[Goal]
In the entries below, print exactly the lines from the first through the one with "Chart.defaults.color = texto", both included, and none of the pictures.
--- START OF Items ---
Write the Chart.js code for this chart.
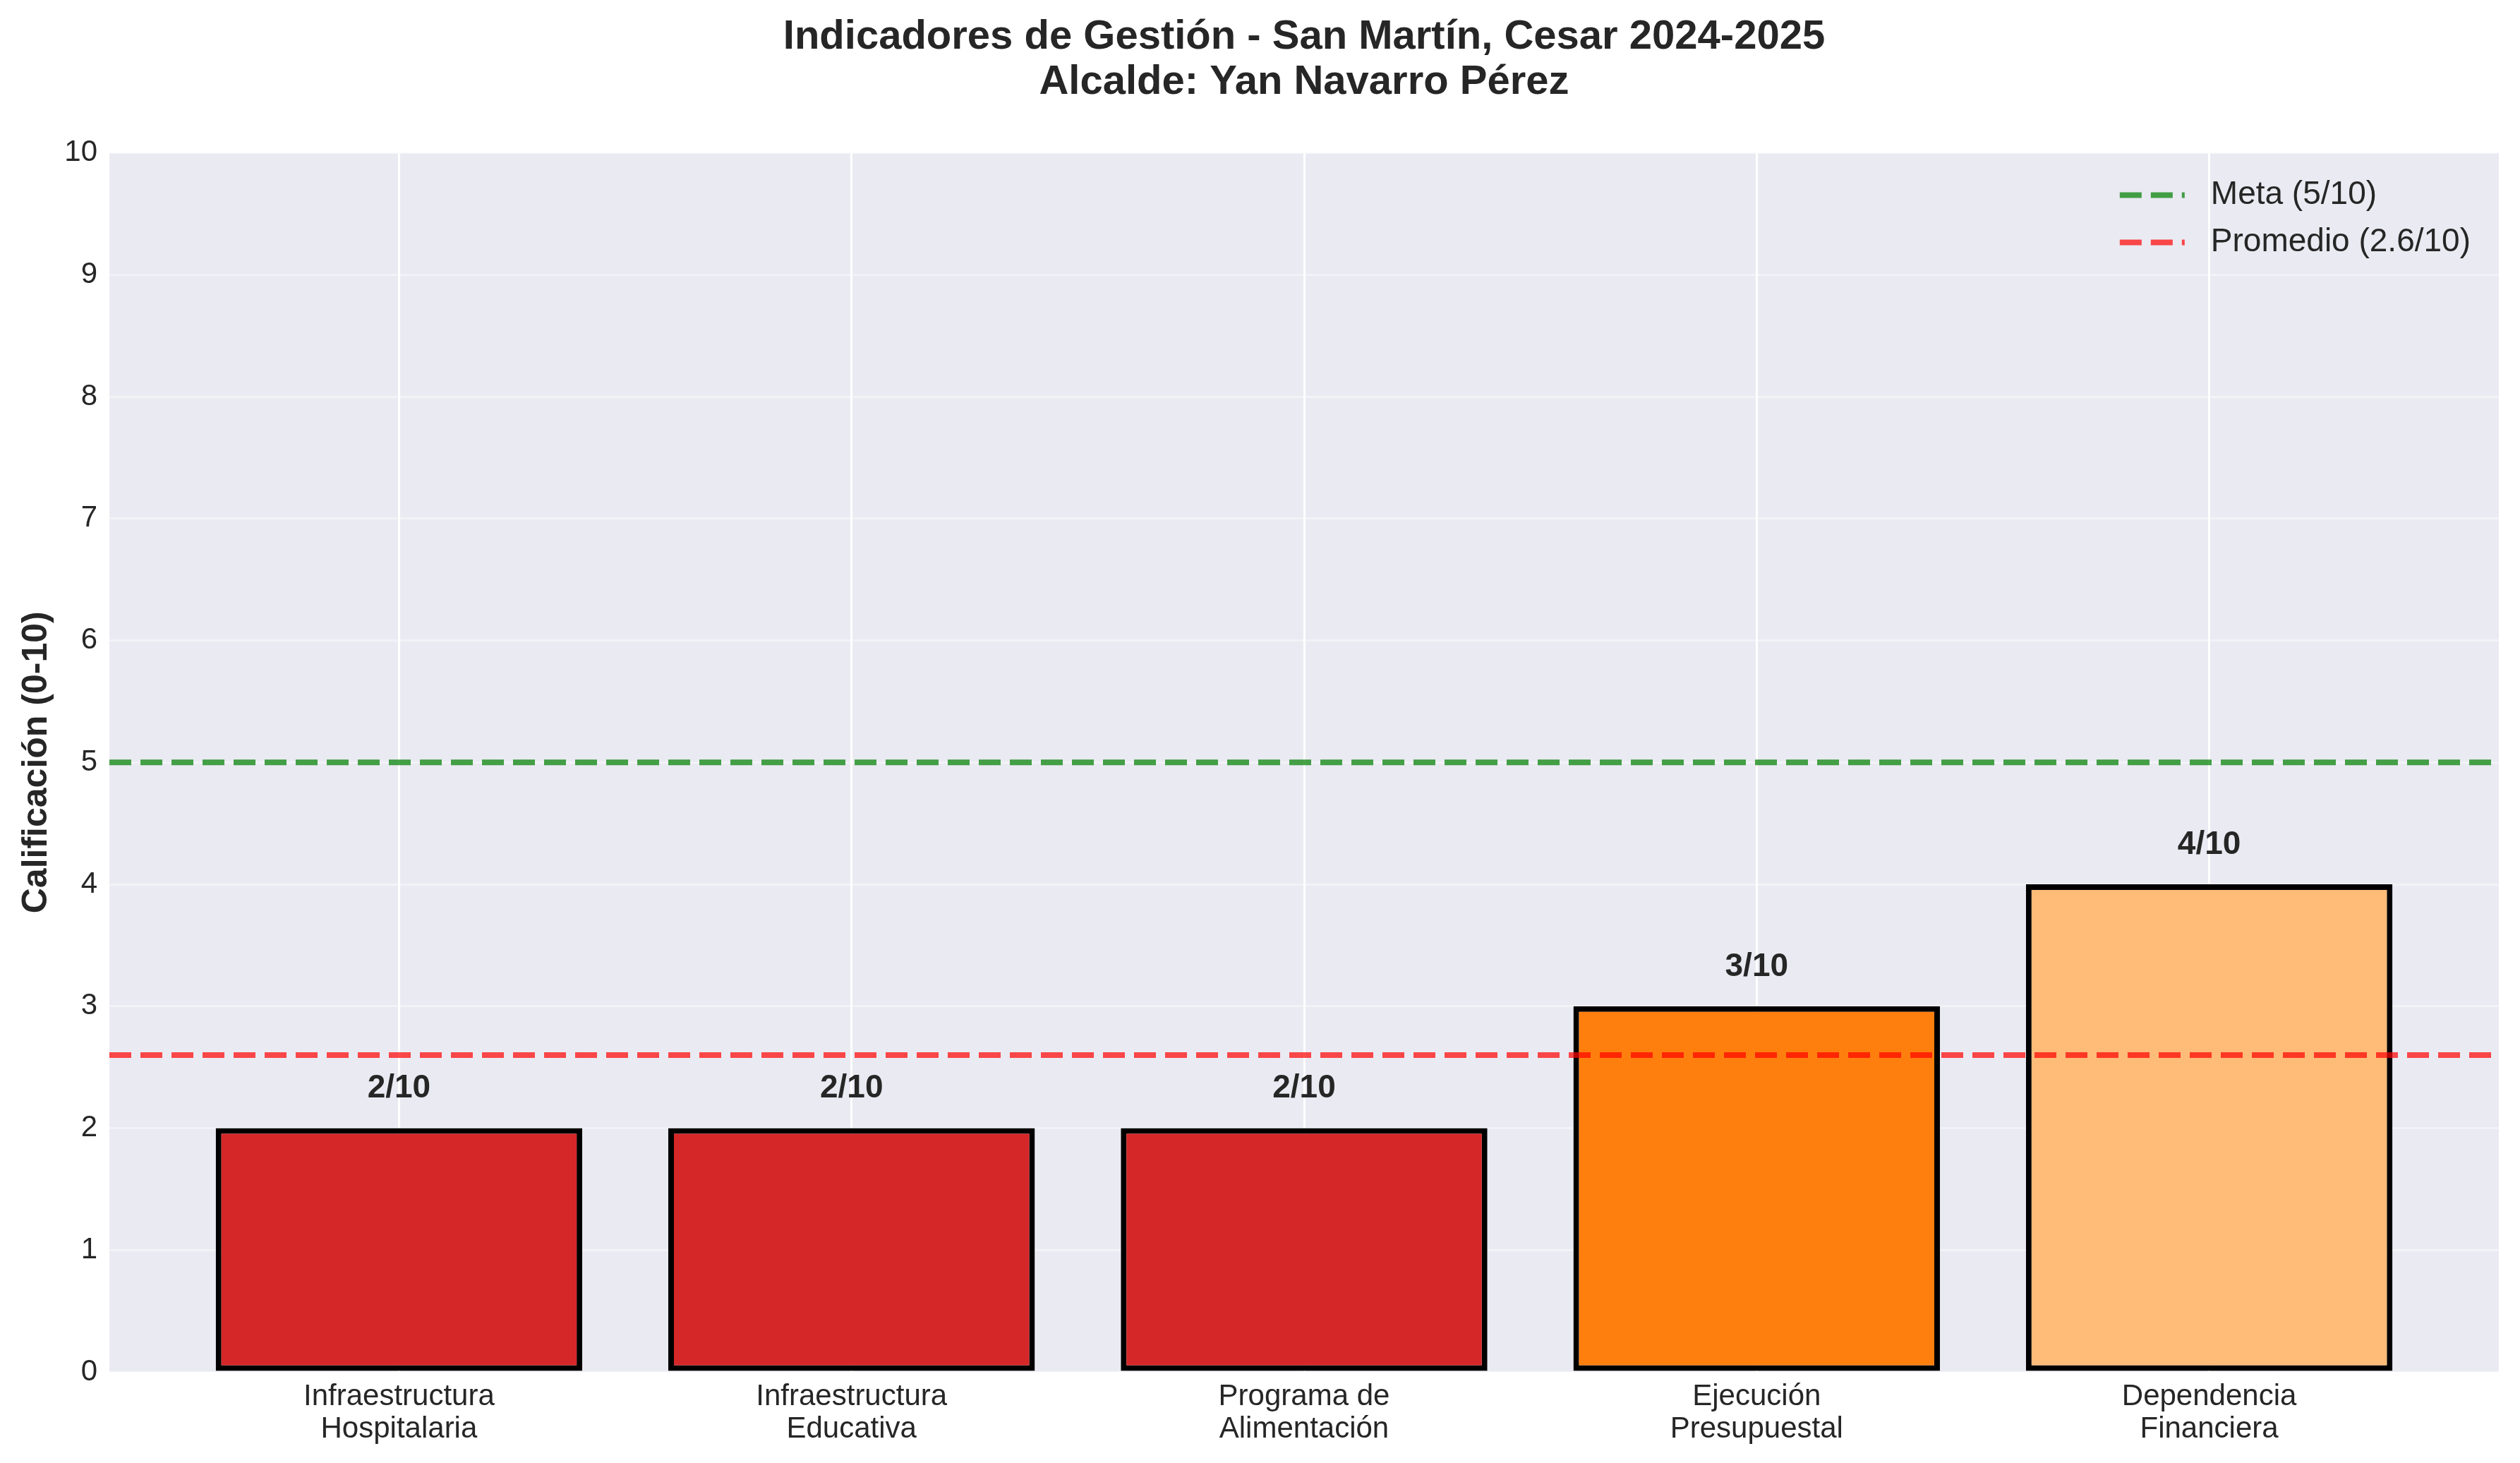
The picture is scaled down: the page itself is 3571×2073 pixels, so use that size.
<!DOCTYPE html>
<html>
<head>
<meta charset="utf-8">
<script src="https://cdn.jsdelivr.net/npm/chart.js@4.4.0/dist/chart.umd.min.js"></script>
<style>
  html, body { margin: 0; padding: 0; background: #fff; }
  canvas { display: block; }
</style>
</head>
<body>
<canvas id="grafico" width="3571" height="2073"></canvas>
<script>
// datos
const categorias = ['Infraestructura\nHospitalaria', 'Infraestructura\nEducativa', 'Programa de\nAlimentación', 'Ejecución\nPresupuestal', 'Dependencia\nFinanciera']
const calificaciones = [2, 2, 2, 3, 4]
const colores = ['#d62728', '#d62728', '#d62728', '#ff7f0e', '#ffbb78']
const meta = 5
const promedio = calificaciones.reduce((a, b) => a + b, 0) / calificaciones.length
const ticksY = [0, 1, 2, 3, 4, 5, 6, 7, 8, 9, 10]

const xMin = -0.64
const xMax = categorias.length - 1 + 0.64
const texto = '#262626'
const fuente = 'Liberation Sans'
const guiones = [31, 13]

Chart.defaults.font.family = fuente
Chart.defaults.color = texto

// fondo gris del area de trazado
const fondo = {
    id: 'fondo',
    beforeDraw(chart) {
        const {ctx, chartArea: a} = chart
        ctx.save()
        ctx.fillStyle = '#ffffff'
        ctx.fillRect(0, 0, chart.width, chart.height)
        ctx.fillStyle = '#eaeaf2'
        ctx.fillRect(a.left, a.top, a.right - a.left, a.bottom - a.top)
        ctx.restore()
    }
}

// etiquetas "n/10" encima de cada barra
const etiquetas = {
    id: 'etiquetas',
    afterDatasetsDraw(chart) {
        const {ctx, scales} = chart
        ctx.save()
        ctx.font = 'bold 46px "' + fuente + '"'
        ctx.fillStyle = texto
        ctx.textAlign = 'center'
        ctx.textBaseline = 'alphabetic'
        calificaciones.forEach((v, i) => {
            ctx.fillText(v + '/10', scales.x.getPixelForValue(i), scales.y.getPixelForValue(v + 0.25))
        })
        ctx.restore()
    }
}

// leyenda dentro del area, arriba a la derecha
const leyenda = {
    id: 'leyenda',
    afterDraw(chart) {
        const {ctx, chartArea: a} = chart
        const lineas = chart.data.datasets.filter(d => d.type === 'line')
        ctx.save()
        ctx.font = '46px "' + fuente + '"'
        const ancho = Math.max(...lineas.map(d => ctx.measureText(d.label).width))
        const xTexto = a.right - 40 - ancho
        const xFin = xTexto - 37
        const xIni = xFin - 92
        lineas.forEach((d, i) => {
            const y = a.top + 60 + i * 67
            ctx.strokeStyle = d.borderColor
            ctx.lineWidth = d.borderWidth
            ctx.setLineDash(guiones)
            ctx.beginPath()
            ctx.moveTo(xIni, y)
            ctx.lineTo(xFin, y)
            ctx.stroke()
            ctx.setLineDash([])
            ctx.fillStyle = texto
            ctx.textAlign = 'left'
            ctx.textBaseline = 'middle'
            ctx.fillText(d.label, xTexto, y)
        })
        ctx.restore()
    }
}

const lineaHorizontal = (valor, etiqueta, color) => ({
    type: 'line',
    label: etiqueta,
    data: [{x: xMin, y: valor}, {x: xMax, y: valor}],
    borderColor: color,
    borderWidth: 8,
    borderDash: guiones,
    pointRadius: 0,
    fill: false,
    order: 1
})

new Chart(document.getElementById('grafico'), {
    type: 'bar',
    data: {
        datasets: [
            {
                label: 'Calificación',
                data: calificaciones.map((v, i) => ({x: i, y: v})),
                backgroundColor: colores,
                borderColor: '#000000',
                borderWidth: 8,
                borderSkipped: false,
                barPercentage: 0.81,
                categoryPercentage: 1,
                order: 2
            },
            lineaHorizontal(meta, 'Meta (' + meta + '/10)', 'rgba(0,128,0,0.72)'),
            lineaHorizontal(promedio, 'Promedio (' + promedio.toFixed(1) + '/10)', 'rgba(255,0,0,0.7)')
        ]
    },
    options: {
        responsive: false,
        devicePixelRatio: 1,
        animation: false,
        layout: { padding: { left: 0, right: 30, top: 0, bottom: 0 } },
        plugins: {
            legend: { display: false },
            tooltip: { enabled: false },
            title: {
                display: true,
                fullSize: false,
                text: ['Indicadores de Gestión - San Martín, Cesar 2024-2025', 'Alcalde: Yan Navarro Pérez'],
                color: texto,
                font: { size: 58, weight: 'bold', lineHeight: 1.1 },
                padding: { top: 21, bottom: 68 }
            }
        },
        scales: {
            x: {
                type: 'linear',
                min: xMin,
                max: xMax,
                offset: false,
                afterBuildTicks: s => { s.ticks = categorias.map((c, i) => ({value: i})) },
                afterFit: s => { s.height = 129 },
                border: { display: false },
                grid: { color: '#ffffff', lineWidth: 3, drawTicks: false, offset: false },
                ticks: {
                    autoSkip: false,
                    maxRotation: 0,
                    padding: 13,
                    color: texto,
                    font: { size: 42, lineHeight: 1.08 },
                    callback: v => categorias[v].split('\n')
                }
            },
            y: {
                min: 0,
                max: 10,
                afterBuildTicks: s => { s.ticks = ticksY.map(v => ({value: v})) },
                afterFit: s => { s.width = 155 },
                border: { display: false },
                grid: { color: 'rgba(255,255,255,0.38)', lineWidth: 3, drawTicks: false },
                ticks: {
                    padding: 17,
                    color: texto,
                    font: { size: 42 }
                },
                title: {
                    display: true,
                    text: 'Calificación (0-10)',
                    color: texto,
                    font: { size: 50, weight: 'bold', lineHeight: 1.2 },
                    padding: { top: 22, bottom: 0 }
                }
            }
        }
    },
    plugins: [fondo, etiquetas, leyenda]
})
</script>
</body>
</html>
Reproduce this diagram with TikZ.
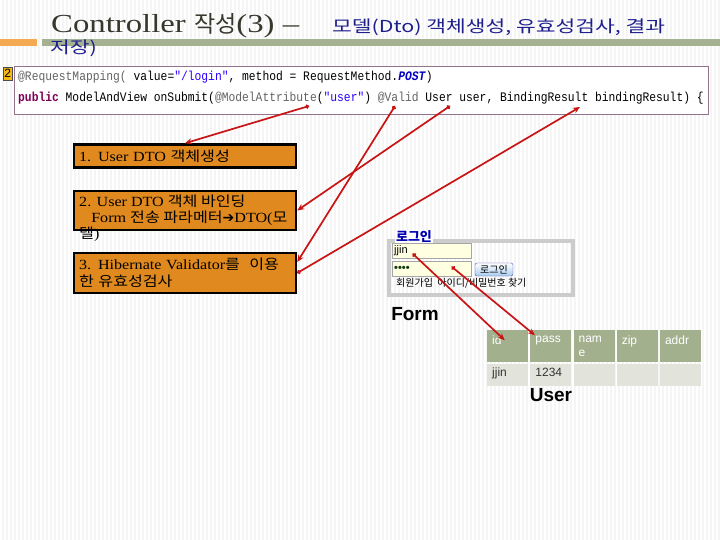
\documentclass[tikz,border=0pt]{standalone}
\usepackage{fontspec}
\setmainfont{Liberation Serif}
\setsansfont{Liberation Sans}
\newfontfamily\krfont{Noto Sans CJK KR}
\newfontfamily\krwide[FakeStretch=1.15]{Noto Sans CJK KR}
\newfontfamily\krsub[FakeStretch=1.3]{Noto Sans CJK KR}
\newfontfamily\titlefont[FakeStretch=1.26]{Liberation Serif}
\newfontfamily\stepfont[FakeStretch=1.15]{Liberation Serif}
\newfontfamily\codefont[FakeStretch=0.87]{Liberation Mono}
\newfontfamily\symfont{DejaVu Sans}
\newcommand{\ko}[1]{{\krfont #1}}
\newcommand{\kw}[1]{{\krwide #1}}
\usetikzlibrary{positioning,calc,arrows.meta}

\definecolor{boxorange}{RGB}{223,137,31}
\definecolor{arrowred}{RGB}{200,20,20}
\definecolor{bargreen}{RGB}{165,178,145}
\definecolor{barorange}{RGB}{244,170,82}
\definecolor{hdrgreen}{RGB}{163,176,142}
\definecolor{rowgray}{RGB}{226,228,220}
\definecolor{codeborder}{RGB}{150,115,140}
\definecolor{titleblue}{RGB}{30,30,140}
\definecolor{titlegray}{RGB}{55,55,45}
\definecolor{annogray}{RGB}{100,100,100}
\definecolor{strblue}{RGB}{42,0,255}
\definecolor{kwpurple}{RGB}{127,0,85}
\definecolor{constblue}{RGB}{0,0,192}
\definecolor{fieldyellow}{RGB}{255,255,225}
\definecolor{btnblue}{RGB}{170,205,240}
\definecolor{markyellow}{RGB}{245,185,20}
\definecolor{dotgreen}{RGB}{20,60,20}

\tikzset{
  stripe/.style={black!4, line width=1.5pt},
  stepbox/.style={draw=black, line width=2.5pt, fill=boxorange, text width=212pt, inner xsep=5pt, inner ysep=0pt, align=left, font=\stepfont\fontsize{14}{17}\selectfont},
  codeline/.style={anchor=base west, inner sep=0pt, font=\codefont\fontsize{13}{15}\selectfont},
  link/.style={draw=arrowred, line width=1.7pt, {Circle[length=4pt]}-{Stealth[length=7pt,width=6pt]}},
  field/.style={draw=gray!70, fill=fieldyellow, anchor=north west, text width=75pt, minimum height=15pt, inner sep=2pt, font=\sffamily\fontsize{11}{11}\selectfont},
  hcell/.style={fill=hdrgreen, anchor=north west, minimum width=41pt, minimum height=32pt, inner sep=0pt},
  rcell/.style={fill=rowgray, anchor=north west, minimum width=41pt, minimum height=22pt, inner sep=0pt},
  celltext/.style={anchor=north west, inner xsep=5pt, inner ysep=6pt, align=left, text=white, font=\sffamily\fontsize{12}{14}\selectfont},
  rowtext/.style={anchor=north west, inner xsep=5pt, inner ysep=4pt, text=black!80, font=\sffamily\fontsize{12}{14}\selectfont}
}

\begin{document}
\begin{tikzpicture}[x=1pt,y=-1pt]
\useasboundingbox (0,0) rectangle (720,540);
\foreach \x in {3,7,...,719} \draw[stripe] (\x,0) -- (\x,540);

\fill[barorange] (0,39) rectangle (37,46);
\fill[bargreen] (42,39) rectangle (720,46);
\node[anchor=base west, inner sep=0pt, text=titlegray, font=\titlefont\fontsize{26}{28}\selectfont] (title) at (51,33) {Controller {\krfont\fontsize{23}{28}\selectfont 작성}(3) –};
\node[anchor=base west, inner sep=0pt, text=titleblue, font=\krsub\fontsize{16.5}{20}\selectfont] (subtitle) at (332,33) {모델(Dto) 객체생성, 유효성검사, 결과};
\node[anchor=base west, inner sep=0pt, text=titleblue, font=\krsub\fontsize{16.5}{20}\selectfont] (subtitlewrap) at (50,54) {저장)};

\node[draw=codeborder, line width=1pt, fill=white, anchor=north west, minimum width=694pt, minimum height=48pt] (codebox) at (14,66) {};
\node[draw=black!70, fill=markyellow, anchor=north west, inner sep=0pt, minimum width=9pt, minimum height=13pt, font=\sffamily\fontsize{12}{12}\selectfont] (stepmark) at (3,67) {2};
\node[codeline] (codeA) at (18,81) {\textcolor{annogray}{@RequestMapping(} value=\textcolor{strblue}{"/login"}, method = RequestMethod.\textcolor{constblue}{\textbf{\textit{POST}}})};
\node[codeline] (codeB) at (18,102) {\textcolor{kwpurple}{\textbf{public}} ModelAndView onSubmit(\textcolor{annogray}{@ModelAttribute}(\textcolor{strblue}{"user"}) \textcolor{annogray}{@Valid} User user, BindingResult bindingResult) \{};
\coordinate (attrpt) at (309,106);
\coordinate (validpt) at (395,106);
\coordinate (userpt) at (450,106);
\coordinate (bresultpt) at (580,107);

\begin{scope}[every node/.style={stepbox}]
  \node[minimum height=23pt] (create) at (185,156) {1. User DTO \kw{객체생성}};
  \node[minimum height=39pt] (bind) at (185,210.5) {};
  \node[minimum height=40pt] (check) at (185,273) {3. Hibernate Validator\kw{를 \ 이용}\\\kw{한 유효성검사}};
\end{scope}
\node[anchor=north west, inner sep=0pt, align=left, font=\stepfont\fontsize{14}{16}\selectfont] (bindtext) at (79,195) {2. User DTO \kw{객체 바인딩}\\\ \ \ Form \kw{전송 파라메터}{\symfont ➔}DTO(\kw{모}\\\kw{델})};

\node[draw=gray!40, line width=3.5pt, anchor=north west, minimum width=184pt, minimum height=54pt] (login) at (387,239) {};
\node[fill=white, inner sep=1pt, text=blue!70!black, font=\krfont\bfseries\fontsize{13}{13}\selectfont] (logintitle) at (414,237) {로그인};
\node[field] (idfield) at (392,243) {jjin};
\node[field] (pwfield) at (392,261) {\textcolor{dotgreen}{\textbf{••••}}};
\node[draw=blue!40!gray, rounded corners=2pt, top color=white, bottom color=btnblue, minimum width=38pt, minimum height=13pt, inner sep=0pt, font=\krfont\fontsize{10}{10}\selectfont] (loginbtn) at (494,269.5) {로그인};
\node[anchor=west, inner sep=0pt, font=\krfont\fontsize{10}{10}\selectfont] (findlink) at (396,283) {회원가입 \ 아이디/비밀번호 찾기};
\node[font=\sffamily\bfseries\fontsize{19}{20}\selectfont] (formlbl) at (415,314) {Form};

\foreach \key/\head/\val [count=\i] in {id/id/jjin, pass/pass/1234, name/{nam\\e}/{}, zip/zip/{}, addr/addr/{}} {
  \pgfmathsetmacro{\cx}{487+43.2*(\i-1)}
  \node[hcell, label={[celltext]north west:\head}] (h\key) at (\cx,330) {};
  \node[rcell, label={[rowtext]north west:\val}] (r\key) at (\cx,364) {};
}
\node[font=\sffamily\bfseries\fontsize{19}{20}\selectfont] (userlbl) at (551,395) {User};

\begin{scope}[every edge/.style={link}]
  \draw (attrpt) edge (create.north);
  \draw (validpt) edge ($(check.east)+(0,-11)$);
  \draw (userpt) edge (bind.east);
  \draw (check.east) edge (bresultpt);
  \draw ($(idfield.center)+(-19,3)$) edge ($(hid.center)+(-3,-6)$);
  \draw ($(pwfield.center)+(20,-2)$) edge ($(hpass.center)+(-16,-11)$);
\end{scope}
\end{tikzpicture}
\end{document}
--- END OF Items ---
[Answer for the task]
Write the Chart.js code for this chart.
The picture is scaled down: the page itself is 3571×2073 pixels, so use that size.
<!DOCTYPE html>
<html>
<head>
<meta charset="utf-8">
<script src="https://cdn.jsdelivr.net/npm/chart.js@4.4.0/dist/chart.umd.min.js"></script>
<style>
  html, body { margin: 0; padding: 0; background: #fff; }
  canvas { display: block; }
</style>
</head>
<body>
<canvas id="grafico" width="3571" height="2073"></canvas>
<script>
// datos
const categorias = ['Infraestructura\nHospitalaria', 'Infraestructura\nEducativa', 'Programa de\nAlimentación', 'Ejecución\nPresupuestal', 'Dependencia\nFinanciera']
const calificaciones = [2, 2, 2, 3, 4]
const colores = ['#d62728', '#d62728', '#d62728', '#ff7f0e', '#ffbb78']
const meta = 5
const promedio = calificaciones.reduce((a, b) => a + b, 0) / calificaciones.length
const ticksY = [0, 1, 2, 3, 4, 5, 6, 7, 8, 9, 10]

const xMin = -0.64
const xMax = categorias.length - 1 + 0.64
const texto = '#262626'
const fuente = 'Liberation Sans'
const guiones = [31, 13]

Chart.defaults.font.family = fuente
Chart.defaults.color = texto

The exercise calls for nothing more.